DIRECTIONS FOR THIS TASK.
Quote the data exactly, first line to the line containing "0.000092, 0.000024, 0.0]", with no pictures.

DATA BLOCK.
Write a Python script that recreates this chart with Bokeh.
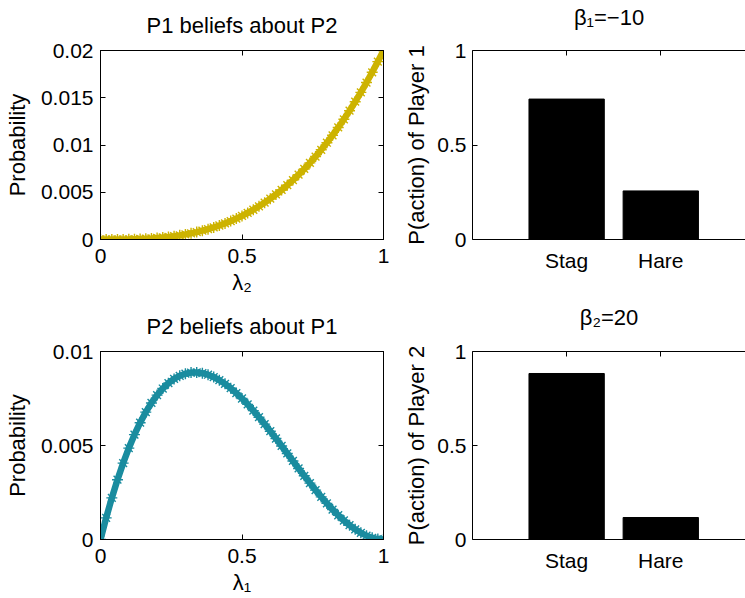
from bokeh.plotting import figure
from bokeh.models import (FixedTicker, LinearAxis, Range1d, CustomJSTickFormatter,
                          CustomLabelingPolicy)
from bokeh.layouts import gridplot
from bokeh.embed import file_html
from bokeh.resources import INLINE

# ---------------- data ----------------
lambda_grid = [0.00, 0.02, 0.04, 0.06, 0.08, 0.10, 0.12, 0.14, 0.16, 0.18,
               0.20, 0.22, 0.24, 0.26, 0.28, 0.30, 0.32, 0.34, 0.36, 0.38,
               0.40, 0.42, 0.44, 0.46, 0.48, 0.50, 0.52, 0.54, 0.56, 0.58,
               0.60, 0.62, 0.64, 0.66, 0.68, 0.70, 0.72, 0.74, 0.76, 0.78,
               0.80, 0.82, 0.84, 0.86, 0.88, 0.90, 0.92, 0.94, 0.96, 0.98, 1.00]

p1_beliefs_about_p2 = [0.0, 0.0, 0.000001, 0.000004, 0.00001, 0.00002, 0.000035, 0.000055, 0.000082, 0.000117,
                       0.00016, 0.000213, 0.000276, 0.000352, 0.000439, 0.00054, 0.000655, 0.000786, 0.000933, 0.001097,
                       0.00128, 0.001482, 0.001704, 0.001947, 0.002212, 0.0025, 0.002812, 0.003149, 0.003512, 0.003902,
                       0.00432, 0.004766, 0.005243, 0.00575, 0.006288, 0.00686, 0.007465, 0.008104, 0.00878, 0.009491,
                       0.01024, 0.011027, 0.011854, 0.012721, 0.013629, 0.01458, 0.015574, 0.016611, 0.017695, 0.018824, 0.02]

p2_beliefs_about_p1 = [0.0, 0.001152, 0.002212, 0.003181, 0.004063, 0.00486, 0.005576, 0.006213, 0.006774, 0.007262,
                       0.00768, 0.008031, 0.008317, 0.008543, 0.008709, 0.00882, 0.008878, 0.008886, 0.008847, 0.008764,
                       0.00864, 0.008477, 0.008279, 0.008048, 0.007788, 0.0075, 0.007188, 0.006856, 0.006505, 0.006139,
                       0.00576, 0.005372, 0.004977, 0.004578, 0.004178, 0.00378, 0.003387, 0.003001, 0.002627, 0.002265,
                       0.00192, 0.001594, 0.00129, 0.001011, 0.00076, 0.00054, 0.000353, 0.000203, 0.000092, 0.000024, 0.0]

actions = ["Stag", "Hare"]
p_action_player1 = [0.743, 0.257]
p_action_player2 = [0.883, 0.117]

yticks_p1 = [0, 0.005, 0.01, 0.015, 0.02]
yticks_p2 = [0, 0.005, 0.01]
xticks_lambda = [0, 0.5, 1]
yticks_bar = [0, 0.5, 1]

FONT = "Liberation Sans"
YELLOW = "#CDB300"
TEAL = "#1A8C9F"


def num_formatter():
    return CustomJSTickFormatter(code="return String(Math.round(tick*100000)/100000);")


def no_labels_policy():
    return CustomLabelingPolicy(code="for (const i of indices) { indices.unset(i) }\nreturn indices")


def style_axis(ax, ticks, show_labels=True):
    ax.ticker = FixedTicker(ticks=ticks)
    ax.major_tick_in = 5
    ax.major_tick_out = 0
    ax.minor_tick_line_color = None
    ax.axis_line_color = "black"
    ax.major_tick_line_color = "black"
    ax.major_label_text_font = FONT
    ax.major_label_text_color = "black"
    ax.major_label_text_font_size = "21px"
    if not show_labels:
        ax.major_label_policy = no_labels_policy()
        ax.major_label_text_font_size = "0px"
        ax.major_label_standoff = 0
    ax.axis_label_text_font = FONT
    ax.axis_label_text_font_size = "22px"
    ax.axis_label_text_font_style = "normal"
    ax.axis_label_text_color = "black"


def curve_panel(y, color, ymax, yticks, title, xlabel, height, top, bottom, title_standoff):
    p = figure(width=400, height=height, x_range=Range1d(0, 1), y_range=Range1d(0, ymax),
               output_backend="svg", toolbar_location=None, title=None,
               min_border_left=100, min_border_right=17,
               min_border_top=top, min_border_bottom=bottom)
    p.grid.visible = False
    p.outline_line_color = "black"
    p.background_fill_color = "white"
    p.border_fill_color = "white"
    p.line(lambda_grid, y, line_color=color, line_width=6.5)
    p.scatter(lambda_grid, y, marker="asterisk", size=11, line_color=color, line_width=1.4)
    p.xaxis.axis_label = xlabel
    p.yaxis.axis_label = "Probability"
    style_axis(p.xaxis[0], xticks_lambda)
    style_axis(p.yaxis[0], yticks)
    p.xaxis[0].formatter = num_formatter()
    p.yaxis[0].formatter = num_formatter()
    p.xaxis[0].major_label_standoff = 9
    p.yaxis[0].major_label_standoff = 7
    p.xaxis[0].axis_label_standoff = 4
    p.yaxis[0].axis_label_standoff = 8
    top_ax = LinearAxis(axis_label=title)
    style_axis(top_ax, xticks_lambda, show_labels=False)
    top_ax.axis_label_standoff = title_standoff
    p.add_layout(top_ax, "above")
    right_ax = LinearAxis()
    style_axis(right_ax, yticks, show_labels=False)
    p.add_layout(right_ax, "right")
    return p


def bar_panel(values, title, ylabel, height, top, bottom, title_standoff):
    positions = [i + 1 for i in range(len(actions))]
    p = figure(width=345, height=height, x_range=Range1d(0, 2.9), y_range=Range1d(0, 1),
               output_backend="svg", toolbar_location=None, title=None,
               min_border_left=72, min_border_right=0,
               min_border_top=top, min_border_bottom=bottom)
    p.grid.visible = False
    p.outline_line_color = None
    p.background_fill_color = "white"
    p.border_fill_color = "white"
    p.vbar(x=positions, top=values, width=0.8, fill_color="black", line_color="black")
    p.yaxis.axis_label = ylabel
    style_axis(p.xaxis[0], positions)
    style_axis(p.yaxis[0], yticks_bar)
    p.xaxis[0].major_label_overrides = {pos: name for pos, name in zip(positions, actions)}
    p.yaxis[0].formatter = num_formatter()
    p.xaxis[0].major_label_standoff = 9
    p.yaxis[0].major_label_standoff = 6
    p.yaxis[0].axis_label_standoff = 5
    top_ax = LinearAxis(axis_label=title)
    style_axis(top_ax, positions, show_labels=False)
    top_ax.axis_label_standoff = title_standoff
    p.add_layout(top_ax, "above")
    return p


p_tl = curve_panel(p1_beliefs_about_p2, YELLOW, 0.02, yticks_p1, "P1 beliefs about P2", "λ₂", 300, 50, 61, 13)
p_tr = bar_panel(p_action_player1, "β₁=−10", "P(action) of Player 1", 300, 50, 61, 21)
p_bl = curve_panel(p2_beliefs_about_p1, TEAL, 0.01, yticks_p2, "P2 beliefs about P1", "λ₁", 298, 51, 59, 13)
p_br = bar_panel(p_action_player2, "β₂=20", "P(action) of Player 2", 298, 51, 59, 22)

grid = gridplot([[p_tl, p_tr], [p_bl, p_br]], toolbar_location=None)

open("out.html", "w").write(file_html(grid, INLINE))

FINISHED EXERCISE.
Write a Python script that recreates this chart with Bokeh.
from bokeh.plotting import figure
from bokeh.models import (FixedTicker, LinearAxis, Range1d, CustomJSTickFormatter,
                          CustomLabelingPolicy)
from bokeh.layouts import gridplot
from bokeh.embed import file_html
from bokeh.resources import INLINE

# ---------------- data ----------------
lambda_grid = [0.00, 0.02, 0.04, 0.06, 0.08, 0.10, 0.12, 0.14, 0.16, 0.18,
               0.20, 0.22, 0.24, 0.26, 0.28, 0.30, 0.32, 0.34, 0.36, 0.38,
               0.40, 0.42, 0.44, 0.46, 0.48, 0.50, 0.52, 0.54, 0.56, 0.58,
               0.60, 0.62, 0.64, 0.66, 0.68, 0.70, 0.72, 0.74, 0.76, 0.78,
               0.80, 0.82, 0.84, 0.86, 0.88, 0.90, 0.92, 0.94, 0.96, 0.98, 1.00]

p1_beliefs_about_p2 = [0.0, 0.0, 0.000001, 0.000004, 0.00001, 0.00002, 0.000035, 0.000055, 0.000082, 0.000117,
                       0.00016, 0.000213, 0.000276, 0.000352, 0.000439, 0.00054, 0.000655, 0.000786, 0.000933, 0.001097,
                       0.00128, 0.001482, 0.001704, 0.001947, 0.002212, 0.0025, 0.002812, 0.003149, 0.003512, 0.003902,
                       0.00432, 0.004766, 0.005243, 0.00575, 0.006288, 0.00686, 0.007465, 0.008104, 0.00878, 0.009491,
                       0.01024, 0.011027, 0.011854, 0.012721, 0.013629, 0.01458, 0.015574, 0.016611, 0.017695, 0.018824, 0.02]

p2_beliefs_about_p1 = [0.0, 0.001152, 0.002212, 0.003181, 0.004063, 0.00486, 0.005576, 0.006213, 0.006774, 0.007262,
                       0.00768, 0.008031, 0.008317, 0.008543, 0.008709, 0.00882, 0.008878, 0.008886, 0.008847, 0.008764,
                       0.00864, 0.008477, 0.008279, 0.008048, 0.007788, 0.0075, 0.007188, 0.006856, 0.006505, 0.006139,
                       0.00576, 0.005372, 0.004977, 0.004578, 0.004178, 0.00378, 0.003387, 0.003001, 0.002627, 0.002265,
                       0.00192, 0.001594, 0.00129, 0.001011, 0.00076, 0.00054, 0.000353, 0.000203, 0.000092, 0.000024, 0.0]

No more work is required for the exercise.